Serralves tem projecção internacional, um historial de ambição e um percurso nessa via de trabalho. “No corredor dos nossos gabinetes temos os cartazes das exposições que se fizeram aqui nos últimos 15 anos”, sublinha Ribas, “e é inacreditável o que lá está! Lygia Clark, Nan Goldin, Christopher Williams, Warhol, Claes Oldenburg... E depois os portugueses: René Bertholo, Alberto Carneiro, Ana Jotta…”
Por outro lado, é pensar o curador como mediador: “Eu faço o que faço porque quero transmitir a energia, o prazer e o momento de clarividência de [estar frente a uma obra de arte e] ver o mundo como outra pessoa o vê. Quero que outros vivam essa experiencia afectiva, intelectual e sensorial, que sintam essa electricidade. Seja uma coisa que venha da Tailândia, de Coimbra ou Braga, a emoção é a mesma: a euforia, o nervosismo de querer partilhar.
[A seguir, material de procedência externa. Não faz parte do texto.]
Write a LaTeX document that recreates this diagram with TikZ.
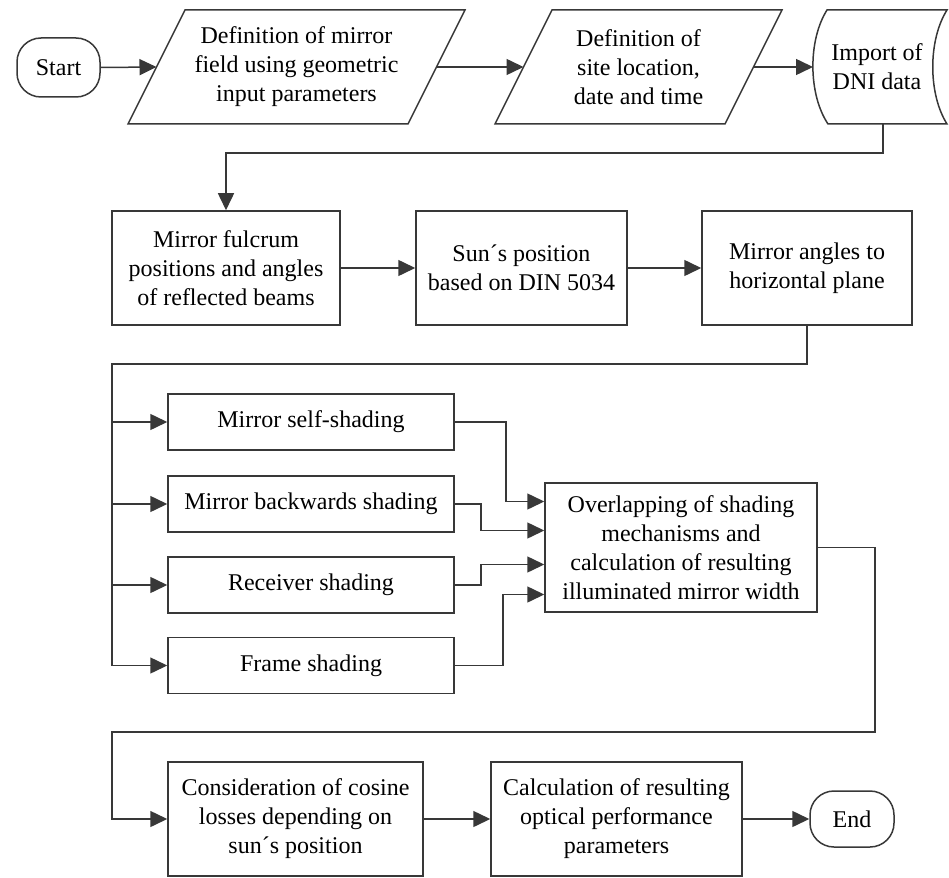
\documentclass[tikz,border=0pt]{standalone}
\usepackage{fontspec}
\setmainfont{Liberation Serif}
\usetikzlibrary{arrows.meta,calc}
\definecolor{ln}{HTML}{383838}
\tikzset{
  every node/.style={font=\fontsize{24}{29}\selectfont, align=center, text=black},
  box/.style={draw=ln, line width=1.5pt, inner sep=0pt},
  term/.style={box, rounded corners=24pt},
  arr/.style={draw=ln, line width=1.5pt, -{Triangle[length=17pt,width=16pt]}},
  ln/.style={draw=ln, line width=1.5pt}
}
\begin{document}
\begin{tikzpicture}[x=1pt,y=-1pt]
\useasboundingbox (0,0) rectangle (949,877);
% Top row
\node[term, minimum width=83pt, minimum height=59pt] (start) at (58.5,67.5) {Start};
\draw[ln] (185,10) -- (465,10) -- (408,124) -- (128,124) -- cycle;
\node (p1) at (296.5,67) {Definition of mirror\\field using geometric\\input parameters};
\coordinate (p1w) at (156.5,67);
\coordinate (p1e) at (436.5,67);
\draw[ln] (552,10) -- (782,10) -- (725,124) -- (495,124) -- cycle;
\node (p2) at (638.5,67) {Definition of\\site location,\\date and time};
\coordinate (p2w) at (523.5,67);
\coordinate (p2e) at (753.5,67);
\draw[ln] (827,10) .. controls (808,40) and (808,94) .. (828,124) -- (947,124)
  .. controls (928,94) and (928,40) .. (947,10) -- cycle;
\node (dni) at (877,67) {Import of\\DNI data};
\coordinate (dniw) at (813,67);
\coordinate (dnis) at (883,124);
% Second row
\node[box, minimum width=228pt, minimum height=114pt] (fulc) at (226,268) {Mirror fulcrum\\positions and angles\\of reflected beams};
\node[box, minimum width=211pt, minimum height=114pt] (sun) at (521.5,268) {Sun´s position\\based on DIN 5034};
\node[box, minimum width=210pt, minimum height=114pt] (ang) at (807,268) {Mirror angles to\\horizontal plane};
% Shading
\node[box, minimum width=286pt, minimum height=56pt] (self) at (311,422) {Mirror self-shading};
\node[box, minimum width=286pt, minimum height=56pt] (back) at (311,504) {Mirror backwards shading};
\node[box, minimum width=286pt, minimum height=56pt] (recv) at (311,585) {Receiver shading};
\node[box, minimum width=286pt, minimum height=56pt] (frame) at (311,665.5) {Frame shading};
\node[box, minimum width=272pt, minimum height=129pt] (ovl) at (681,547.5) {Overlapping of shading\\mechanisms and\\calculation of resulting\\illuminated mirror width};
% Bottom row
\node[box, minimum width=255pt, minimum height=114pt] (cons) at (295.5,819) {Consideration of cosine\\losses depending on\\sun´s position};
\node[box, minimum width=251pt, minimum height=114pt] (calc) at (616.5,819) {Calculation of resulting\\optical performance\\parameters};
\node[term, minimum width=84pt, minimum height=56pt] (endn) at (852,819) {End};
\coordinate (bus) at (112,364);
\coordinate (ret) at (112,732);
% Connectors
\draw[arr] (start.east) -- (p1w);
\draw[arr] (p1e) -- (p2w);
\draw[arr] (p2e) -- (dniw);
\draw[arr] (dnis) -- ++(0,29) -| (fulc.north);
\draw[arr] (fulc) -- (sun);
\draw[arr] (sun) -- (ang);
\draw[ln] (ang.south) |- (bus) -- (bus |- frame.west);
\draw[arr] (bus |- self.west) -- (self.west);
\draw[arr] (bus |- back.west) -- (back.west);
\draw[arr] (bus |- recv.west) -- (recv.west);
\draw[arr] (bus |- frame.west) -- (frame.west);
\draw[arr] (self.east) -- ++(51,0) |- ([yshift=46pt]ovl.west);
\draw[arr] (back.east) -- ++(26,0) |- ([yshift=17pt]ovl.west);
\draw[arr] (recv.east) -- ++(26,0) |- ([yshift=-17pt]ovl.west);
\draw[arr] (frame.east) -- ++(48,0) |- ([yshift=-47pt]ovl.west);
\draw[arr] (ovl.east) -- ++(57,0) |- (ret) |- (cons.west);
\draw[arr] (cons) -- (calc);
\draw[arr] (calc) -- (endn);
\end{tikzpicture}
\end{document}
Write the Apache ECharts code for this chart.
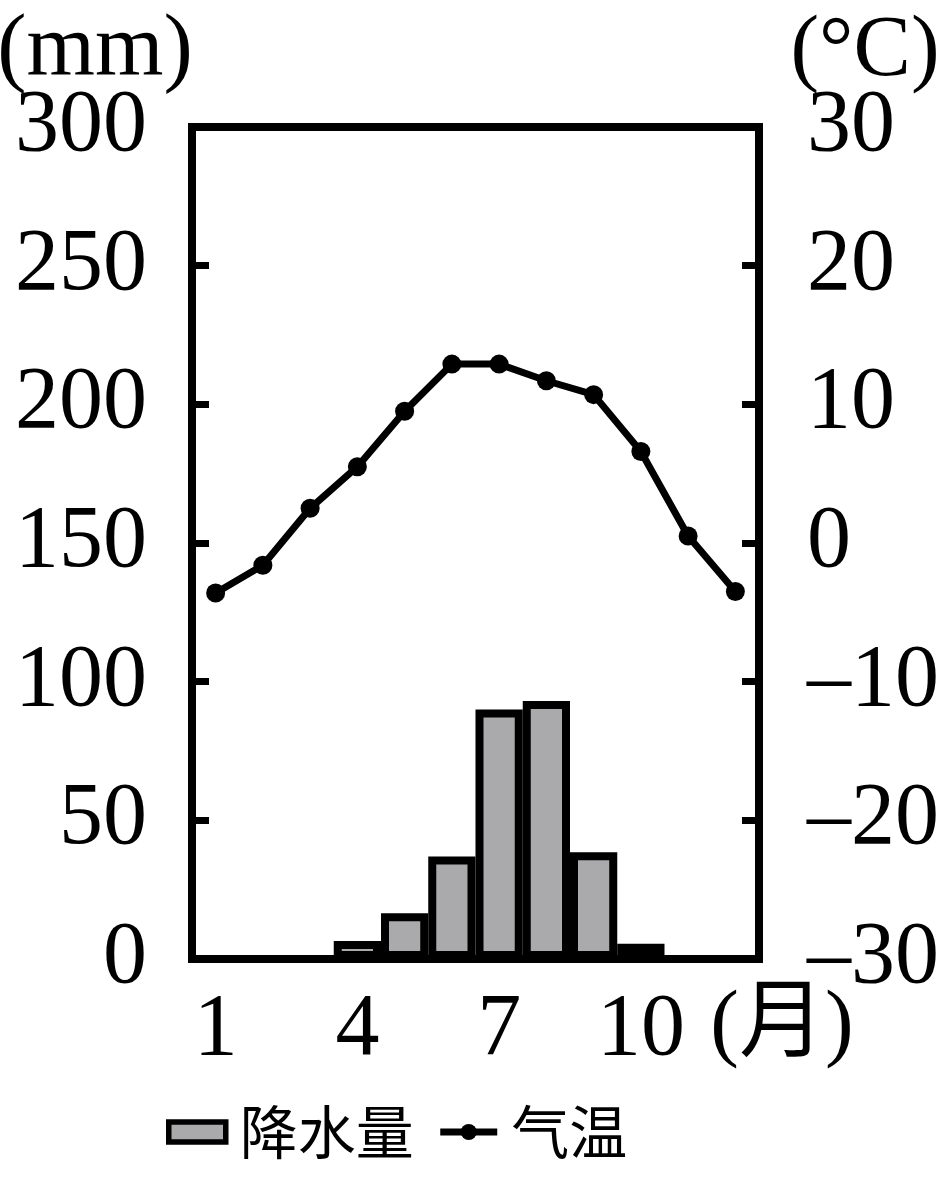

É por isso que faço isto.”
É uma história de “afectos mortos que têm de ser activados”. Fazer a mediação – entre a instituição e o artista, entre a obra e o espaço, a obra e o público… Mesmo o público muitas vezes esquecido pelos curadores: o infantil. “Este museu está cheio quase todos os dias. E a energia das crianças mal comportadas no espaço é incrível. Entram e ficam logo ou de olhos esbugalhados [de fascínio] ou a torcer o nariz [em recusa]. Provavelmente como curador não devia dizer isto, mas adoro quando desatam a correr pela rampa. Estão vivas.”